Too much consumption? Let me decide
Commentator Will Wilkinson
TEXT OF COMMENTARY
Scott Jagow: One of the big issues of the day is how our consumption habits are affecting the planet. Some argue we should focus on our needs and check our wants at the door. But commentator Will Wilkinson says it's not quite that simple.
Will Wilkinson: Critics often say capitalism produces, and we mindlessly consume, all sorts of junk we don't really need. We could live a lot more simply, more in tune with nature, with more time for one another.
Some thinkers say that individualistic consumerism distracts us from more satisfying collective pursuits. Others urge us to pare down our consumption. They want us to minimize our "carbon footprints," as if catastrophe draws closer with each trip to the store, with each exhale.
The Greek philosopher Diogenes, who extolled the unencumbered life of the lowly dog, would have agreed. One day, Diogenes smashed his only possession, a wooden bowl, after seeing a peasant boy drink from his cupped hands. Today, there are Jainist monks in India who walk around naked. Who can commune with the transcendent when bogged down in grubby material things, like pants?
Sure, most critics of consumption don't take it as far as Diogenes. But if you're going to take it anywhere, you've got to draw a line and say why pants and bowls go on one side of it, and iPhones and a 20-ounce soy milk mochaccino go on another.
But why suppose there's one line? Different people have different aspirations and plans. They have different frames of reference for adequacy and excess. What each of us needs depends on what we are trying to make of our lives.

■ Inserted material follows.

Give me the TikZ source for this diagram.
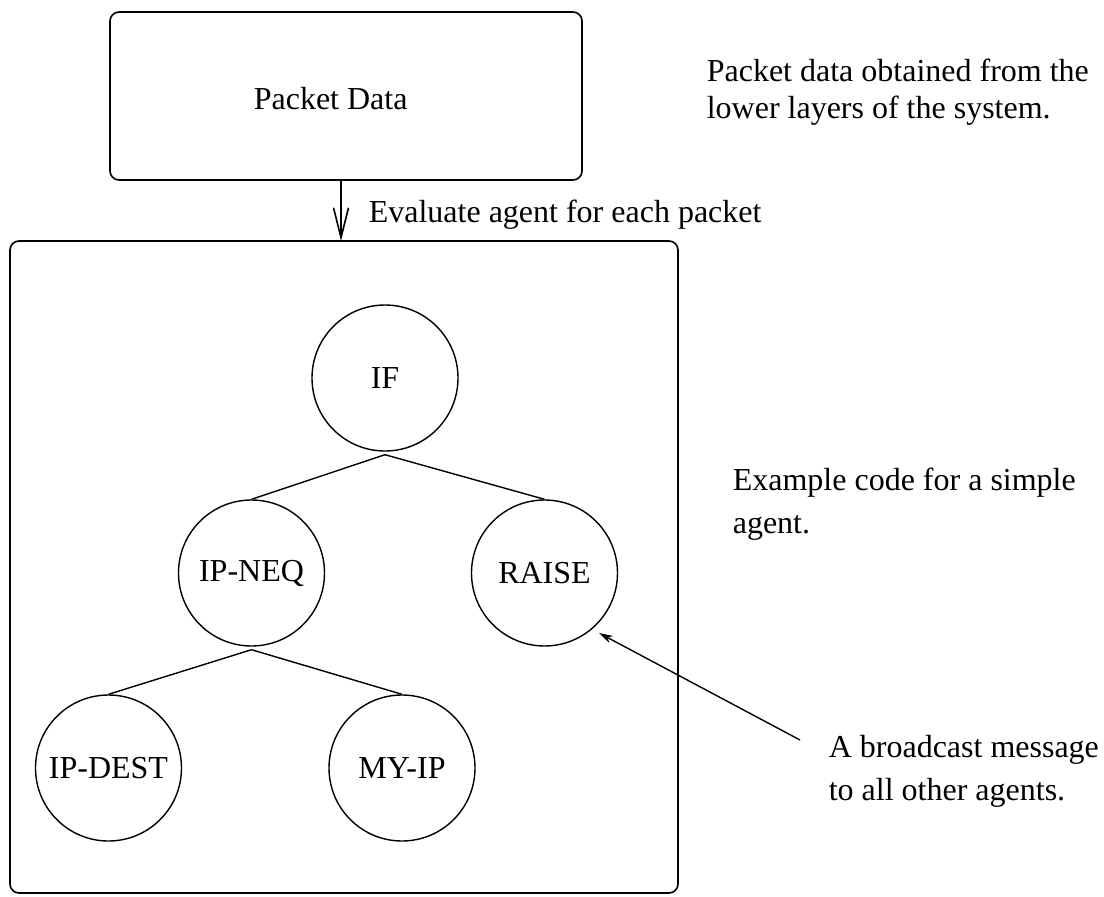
\documentclass[tikz,border=0pt]{standalone}
\usepackage{fontspec}
\setmainfont{Liberation Serif}
\usetikzlibrary{arrows.meta}
\begin{document}
\begin{tikzpicture}[x=1pt,y=-1pt,line width=1.6pt,
  every node/.style={font=\fontsize{32}{37}\selectfont},
  boxnode/.style={draw,rounded corners=9pt,inner sep=0pt},
  circ/.style={draw,circle,minimum size=146pt,inner sep=0pt,line width=1.4pt},
  txt/.style={anchor=base west,inner sep=0pt},
  edge/.style={line width=1.4pt}]
\useasboundingbox (0,0) rectangle (1104,897);
% top box
\node[boxnode,minimum width=472pt,minimum height=168pt] (pd) at (346,96) {};
\node[txt] (pdlabel) at (253,109) {Packet Data};
% big box
\node[boxnode,minimum width=668pt,minimum height=652pt] (agent) at (344,567) {};
% arrow between boxes
\coordinate (a1) at (341,180);
\coordinate (a2) at (341,241);
\draw[-{Straight Barb[length=30pt,width=15pt]}] (a1) -- (a2);
\node[txt] (eval) at (368,222) {Evaluate agent for each packet};
% tree
\node[circ] (IF) at (385,378) {IF};
\node[circ] (IPNEQ) at (251.5,573) {IP-NEQ};
\node[circ] (RAISE) at (544.5,573) {RAISE};
\node[circ] (IPDEST) at (108.5,768) {IP-DEST};
\node[circ] (MYIP) at (402,768) {MY-IP};
\draw[edge] ([yshift=-3pt]IF.south) -- (IPNEQ.north);
\draw[edge] ([yshift=-3pt]IF.south) -- (RAISE.north);
\draw[edge] ([yshift=-3pt]IPNEQ.south) -- (IPDEST.north);
\draw[edge] ([yshift=-3pt]IPNEQ.south) -- (MYIP.north);
% side notes
\node[txt] (n1a) at (706,81) {Packet data obtained from the};
\node[txt] (n1b) at (706,118) {lower layers of the system.};
\node[txt] (n2a) at (732,490) {Example code for a simple};
\node[txt] (n2b) at (732,533) {agent.};
\node[txt] (n3a) at (828,757) {A broadcast message};
\node[txt] (n3b) at (828,800) {to all other agents.};
% broadcast arrow
\coordinate (bctail) at (800,740);
\coordinate (bctip) at (599,633);
\draw[edge,-{Stealth[length=14pt,width=8pt]}] (bctail) -- (bctip);
\end{tikzpicture}
\end{document}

Of course, moralizers of all stripes, from officious environmentalists to religious fundamentalists, have strong ideas about what we really need. But the fact that you think you know what's best for me doesn't mean I don't really need my nose hair trimmer or my stuffed armadillo. I have my reasons.
If this wild assortment of stuff was really crushing our souls, then maybe we ought to smash our flatscreens like Diogenes smashed his bowl. But the evidence is clear: People are most likely to be happy, healthy, well-educated and long-lived in places where people consume the most.
Maybe we don't need to be happy, or to live 80 years. But if we want to, then we've got a good thing going. Just don't trip over your Roomba.
Jagow: Will Wilkinson is a research fellow at the Cato Institute.